When these companies do the planned migration (and yes planned not disaster), the desire is to have SRDF replication resume to the production site as soon as possible. In SRM, that is what the reprotect function accomplishes. But what if you want to be sure replication resumes as soon as
hum array possible in case someone forgets to hit that reprotect? Well the SRDF SRA has an answer for that.
Default Planned Migration
I’ll use a typical configuration of SRDF/A – two devices in a single protection group and recovery plan. You can see I have my consistency group created (srdfa) on each site. I am replicating from array 302 to array 341.
The array pairs are in the required Consistent state. Note the view below is from array 341, the write disabled R2 site.
Now I issue a planned migration.
During planned migration, the array pairs will first move to Suspended then Failed Over. The location of the R1 and R2 does not change.
And this is the end state after planned migration completes.

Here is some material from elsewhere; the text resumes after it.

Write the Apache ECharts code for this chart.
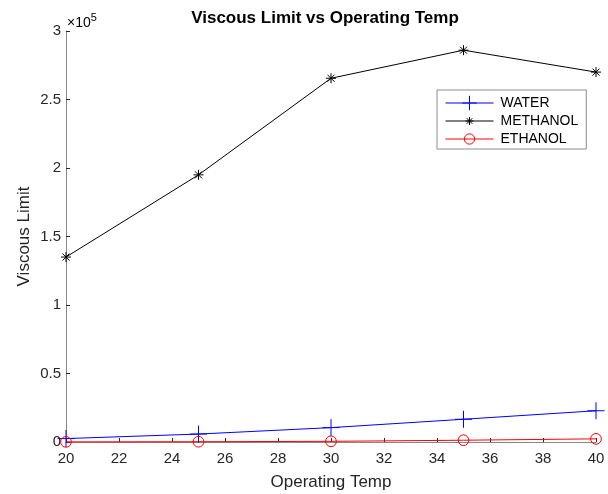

Now I run a reprotect and the pairs return to a Consistent state. Note how array 341 is now the R1 or read/write.
Now let’s look at how we can automate returning the pair to a Consistent state as part of the planned migration rather than the reprotect.
Modified Planned Migration
So back to the issue at hand, how can we tell SRDF to reverse replication as soon as the failover takes place? We’ve got a parameter for that! Within the EmcSrdfSraGlobalOptions.xml file you’ll find the parameter ReverseReplicationDuringRecovery. I have it highlighted below.
The parameter, self-explained, will perform the SRDF tasks during planned migration that are normally done during reprotect. So first we change the file (download/upload process) on the recovery site – where we are migrating to.
Now we run the planned migration again. Within SRM it all looks the same because VMware is unaware what the SRDF SRA is doing.
If we watch the array pairs, rather than moving from Suspended to Failed Over as before, now it goes from Invalid to Partitioned and finally Consistent. Note in particular how the R1 becomes an R2 as replication is reversed.
If at this point if we ran a reprotect, the SRDF SRA would tell VMware that the devices are already in the correct state and therefore do nothing. VMware would then do its job of switching the protection group/recovery plan direction.
For the customers of this example, immediately reversing replication means that even if they forget to run the reprotect after the planned migration, replication continues unabated on the array. Just another safety measure for those who require it.
The parameter is only for planned migration. It has no bearing on disaster recovery.